宮崎県のブランド牛、「宮崎牛」が初めてイスラム圏に輸出された。宮崎県西都市の食肉処理施設「SEミート宮崎」では、「ハラール」の専門知識を持ったバングラデシュ出身のイスラム教徒が戒律に沿って牛の処理を行い、輸出のために「ハラール認証」を取得。世界の人口の4分の1を占めるイスラム教徒への販路拡大をめざした第一歩となった。

2025年1月、宮崎県西都市に、イスラム教徒が食べられるよう処理された牛肉を乗せたトラックが姿を見せた。中東・カタールへの初めての輸出。
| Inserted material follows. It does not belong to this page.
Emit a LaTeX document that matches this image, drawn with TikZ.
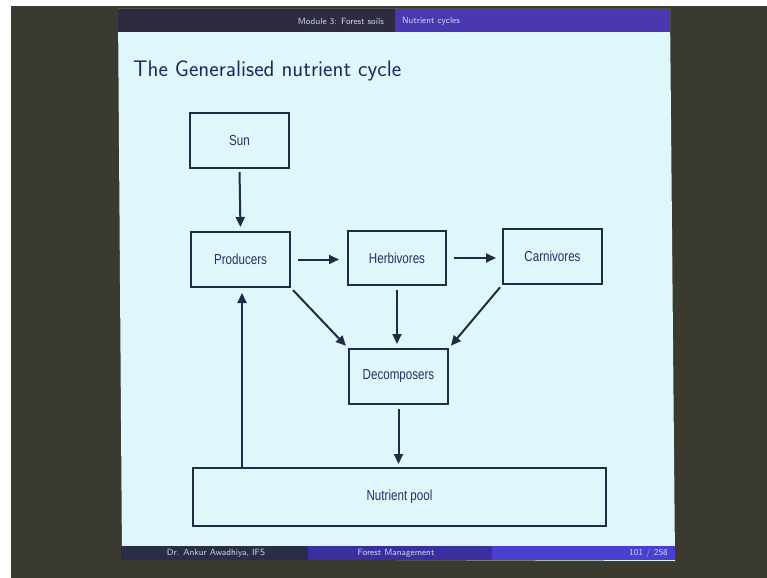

宮崎牛の輸出拡大へ向けた大きな一歩だ。
出発式には、宮崎県内の畜産関係者など約40人が出席。食肉処理施設「SEミート宮崎」の有田米増代表取締役が挨拶したあと、テープカットをしてイスラム圏への初めての輸出を祝った。
イスラム教の戒律に沿って牛を処理

「SEミート宮崎」は、宮崎県内4つの畜産会社とミヤチクが協力して2024年2月に操業開始。アラビア語で、「許されたもの」を示す「ハラール」の専門知識を持ったバングラデシュ出身のイスラム教徒が、戒律に沿って牛の処理を行っている。

SEミート宮崎では、2024年8月にアラブ首長国連邦、10月にカタール、11月にインドネシアの専門機関からハラール認証を受け、12月にカタールとの二国間協議が成立した。
全世界をマーケットに
今回は、A5等級の宮崎牛のヒレ、ロース、肩ロース、ラム、イチボあわせて11ケース150kgがレストラン向けに輸出された。

SEミート宮崎 有田米増 代表取締役:
イスラム圏では、「和牛」というものがまだ伸びていない。我々が宿命として、イスラム圏への輸出を頑張っていかないといけないと思っている。

2023年度の宮崎県産牛肉の輸出額は約84億円で、前の年から6%増加した。アメリカや台湾などへの輸出がほとんどを占めていて、世界の人口の4分の1を占めるイスラム教徒向けに販路を広げることが課題となっていた。

SEミート宮崎 有田米増 代表取締役:
イスラム圏、世界人口の4分の1をターゲットとして送ることに意義がある。インドネシア、マレーシア、中東諸国に向けてのレールを引くことによって、お客様と生産者がつながるパイプとしての役目をやらないといけないと思っている。

この日「SEミート宮崎」には、「ハラール認証」の証となる証書も掲示されていた。「SEミート宮崎」では、カタール以外のイスラム圏の国々にも輸出を拡大し、欧米などで浸透しつつある「宮崎牛」のブランドを全世界で確立したいとしている。